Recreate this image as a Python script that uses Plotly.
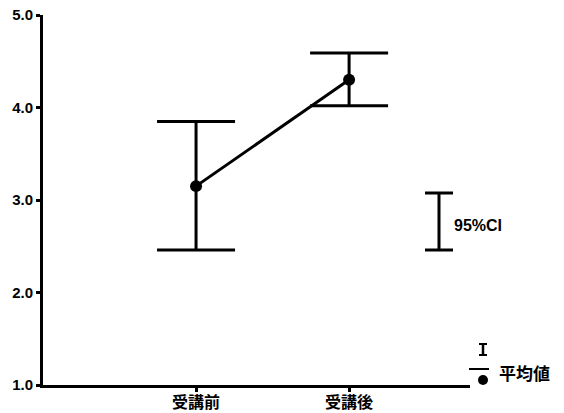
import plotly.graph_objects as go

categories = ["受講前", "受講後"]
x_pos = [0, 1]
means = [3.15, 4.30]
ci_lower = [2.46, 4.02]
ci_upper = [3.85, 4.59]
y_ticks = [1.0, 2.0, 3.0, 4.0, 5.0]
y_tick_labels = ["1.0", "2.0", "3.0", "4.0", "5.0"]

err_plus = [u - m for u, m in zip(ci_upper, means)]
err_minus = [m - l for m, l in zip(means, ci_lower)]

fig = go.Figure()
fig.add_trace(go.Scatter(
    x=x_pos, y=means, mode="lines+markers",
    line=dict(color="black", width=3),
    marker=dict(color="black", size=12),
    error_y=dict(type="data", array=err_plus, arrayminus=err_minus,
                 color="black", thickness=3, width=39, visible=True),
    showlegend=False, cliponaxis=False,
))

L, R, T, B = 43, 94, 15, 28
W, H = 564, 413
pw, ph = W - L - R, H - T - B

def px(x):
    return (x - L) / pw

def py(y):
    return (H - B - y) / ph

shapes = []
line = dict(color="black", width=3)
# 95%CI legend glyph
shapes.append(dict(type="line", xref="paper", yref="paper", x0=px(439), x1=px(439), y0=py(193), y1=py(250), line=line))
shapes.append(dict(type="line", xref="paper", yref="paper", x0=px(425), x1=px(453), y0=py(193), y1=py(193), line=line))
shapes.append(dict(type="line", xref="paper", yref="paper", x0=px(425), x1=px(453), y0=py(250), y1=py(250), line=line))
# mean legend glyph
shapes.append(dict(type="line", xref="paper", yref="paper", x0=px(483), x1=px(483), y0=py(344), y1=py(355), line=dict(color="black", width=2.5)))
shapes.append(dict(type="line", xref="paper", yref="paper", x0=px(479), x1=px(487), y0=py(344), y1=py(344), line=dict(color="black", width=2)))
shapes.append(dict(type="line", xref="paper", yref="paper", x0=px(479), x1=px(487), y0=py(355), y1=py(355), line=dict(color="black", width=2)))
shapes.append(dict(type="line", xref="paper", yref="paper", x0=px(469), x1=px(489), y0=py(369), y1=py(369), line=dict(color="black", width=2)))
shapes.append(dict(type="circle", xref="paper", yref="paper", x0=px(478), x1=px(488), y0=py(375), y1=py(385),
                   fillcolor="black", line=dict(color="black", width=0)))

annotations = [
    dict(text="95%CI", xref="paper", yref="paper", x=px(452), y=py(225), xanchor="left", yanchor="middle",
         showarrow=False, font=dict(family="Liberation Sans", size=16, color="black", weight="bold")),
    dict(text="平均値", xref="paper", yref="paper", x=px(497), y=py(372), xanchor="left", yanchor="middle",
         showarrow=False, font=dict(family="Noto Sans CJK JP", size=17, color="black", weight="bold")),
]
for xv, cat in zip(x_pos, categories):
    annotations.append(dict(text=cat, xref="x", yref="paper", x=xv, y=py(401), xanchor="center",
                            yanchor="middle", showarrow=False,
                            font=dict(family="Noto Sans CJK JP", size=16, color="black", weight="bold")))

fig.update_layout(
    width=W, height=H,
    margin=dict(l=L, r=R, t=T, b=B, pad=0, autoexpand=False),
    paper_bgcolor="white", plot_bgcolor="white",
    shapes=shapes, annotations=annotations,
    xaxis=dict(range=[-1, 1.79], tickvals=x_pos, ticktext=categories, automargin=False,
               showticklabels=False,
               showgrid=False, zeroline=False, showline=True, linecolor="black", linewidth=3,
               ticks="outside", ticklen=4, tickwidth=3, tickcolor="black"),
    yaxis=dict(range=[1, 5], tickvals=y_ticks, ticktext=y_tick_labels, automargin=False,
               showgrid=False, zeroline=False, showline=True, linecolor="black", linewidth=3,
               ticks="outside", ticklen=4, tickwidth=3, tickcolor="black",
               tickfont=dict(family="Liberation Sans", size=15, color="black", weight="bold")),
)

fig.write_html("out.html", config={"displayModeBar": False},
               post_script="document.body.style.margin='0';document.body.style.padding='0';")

= = = =

◆ **TASK DETAILS**
Write out the listing above again, exactly, but with no pictures in the copy.

◆ **EXERCISE RESPONSE**
Recreate this image as a Python script that uses Plotly.
import plotly.graph_objects as go

categories = ["受講前", "受講後"]
x_pos = [0, 1]
means = [3.15, 4.30]
ci_lower = [2.46, 4.02]
ci_upper = [3.85, 4.59]
y_ticks = [1.0, 2.0, 3.0, 4.0, 5.0]
y_tick_labels = ["1.0", "2.0", "3.0", "4.0", "5.0"]

err_plus = [u - m for u, m in zip(ci_upper, means)]
err_minus = [m - l for m, l in zip(means, ci_lower)]

fig = go.Figure()
fig.add_trace(go.Scatter(
    x=x_pos, y=means, mode="lines+markers",
    line=dict(color="black", width=3),
    marker=dict(color="black", size=12),
    error_y=dict(type="data", array=err_plus, arrayminus=err_minus,
                 color="black", thickness=3, width=39, visible=True),
    showlegend=False, cliponaxis=False,
))

L, R, T, B = 43, 94, 15, 28
W, H = 564, 413
pw, ph = W - L - R, H - T - B

def px(x):
    return (x - L) / pw

def py(y):
    return (H - B - y) / ph

shapes = []
line = dict(color="black", width=3)
# 95%CI legend glyph
shapes.append(dict(type="line", xref="paper", yref="paper", x0=px(439), x1=px(439), y0=py(193), y1=py(250), line=line))
shapes.append(dict(type="line", xref="paper", yref="paper", x0=px(425), x1=px(453), y0=py(193), y1=py(193), line=line))
shapes.append(dict(type="line", xref="paper", yref="paper", x0=px(425), x1=px(453), y0=py(250), y1=py(250), line=line))
# mean legend glyph
shapes.append(dict(type="line", xref="paper", yref="paper", x0=px(483), x1=px(483), y0=py(344), y1=py(355), line=dict(color="black", width=2.5)))
shapes.append(dict(type="line", xref="paper", yref="paper", x0=px(479), x1=px(487), y0=py(344), y1=py(344), line=dict(color="black", width=2)))
shapes.append(dict(type="line", xref="paper", yref="paper", x0=px(479), x1=px(487), y0=py(355), y1=py(355), line=dict(color="black", width=2)))
shapes.append(dict(type="line", xref="paper", yref="paper", x0=px(469), x1=px(489), y0=py(369), y1=py(369), line=dict(color="black", width=2)))
shapes.append(dict(type="circle", xref="paper", yref="paper", x0=px(478), x1=px(488), y0=py(375), y1=py(385),
                   fillcolor="black", line=dict(color="black", width=0)))

annotations = [
    dict(text="95%CI", xref="paper", yref="paper", x=px(452), y=py(225), xanchor="left", yanchor="middle",
         showarrow=False, font=dict(family="Liberation Sans", size=16, color="black", weight="bold")),
    dict(text="平均値", xref="paper", yref="paper", x=px(497), y=py(372), xanchor="left", yanchor="middle",
         showarrow=False, font=dict(family="Noto Sans CJK JP", size=17, color="black", weight="bold")),
]
for xv, cat in zip(x_pos, categories):
    annotations.append(dict(text=cat, xref="x", yref="paper", x=xv, y=py(401), xanchor="center",
                            yanchor="middle", showarrow=False,
                            font=dict(family="Noto Sans CJK JP", size=16, color="black", weight="bold")))

fig.update_layout(
    width=W, height=H,
    margin=dict(l=L, r=R, t=T, b=B, pad=0, autoexpand=False),
    paper_bgcolor="white", plot_bgcolor="white",
    shapes=shapes, annotations=annotations,
    xaxis=dict(range=[-1, 1.79], tickvals=x_pos, ticktext=categories, automargin=False,
               showticklabels=False,
               showgrid=False, zeroline=False, showline=True, linecolor="black", linewidth=3,
               ticks="outside", ticklen=4, tickwidth=3, tickcolor="black"),
    yaxis=dict(range=[1, 5], tickvals=y_ticks, ticktext=y_tick_labels, automargin=False,
               showgrid=False, zeroline=False, showline=True, linecolor="black", linewidth=3,
               ticks="outside", ticklen=4, tickwidth=3, tickcolor="black",
               tickfont=dict(family="Liberation Sans", size=15, color="black", weight="bold")),
)

fig.write_html("out.html", config={"displayModeBar": False},
               post_script="document.body.style.margin='0';document.body.style.padding='0';")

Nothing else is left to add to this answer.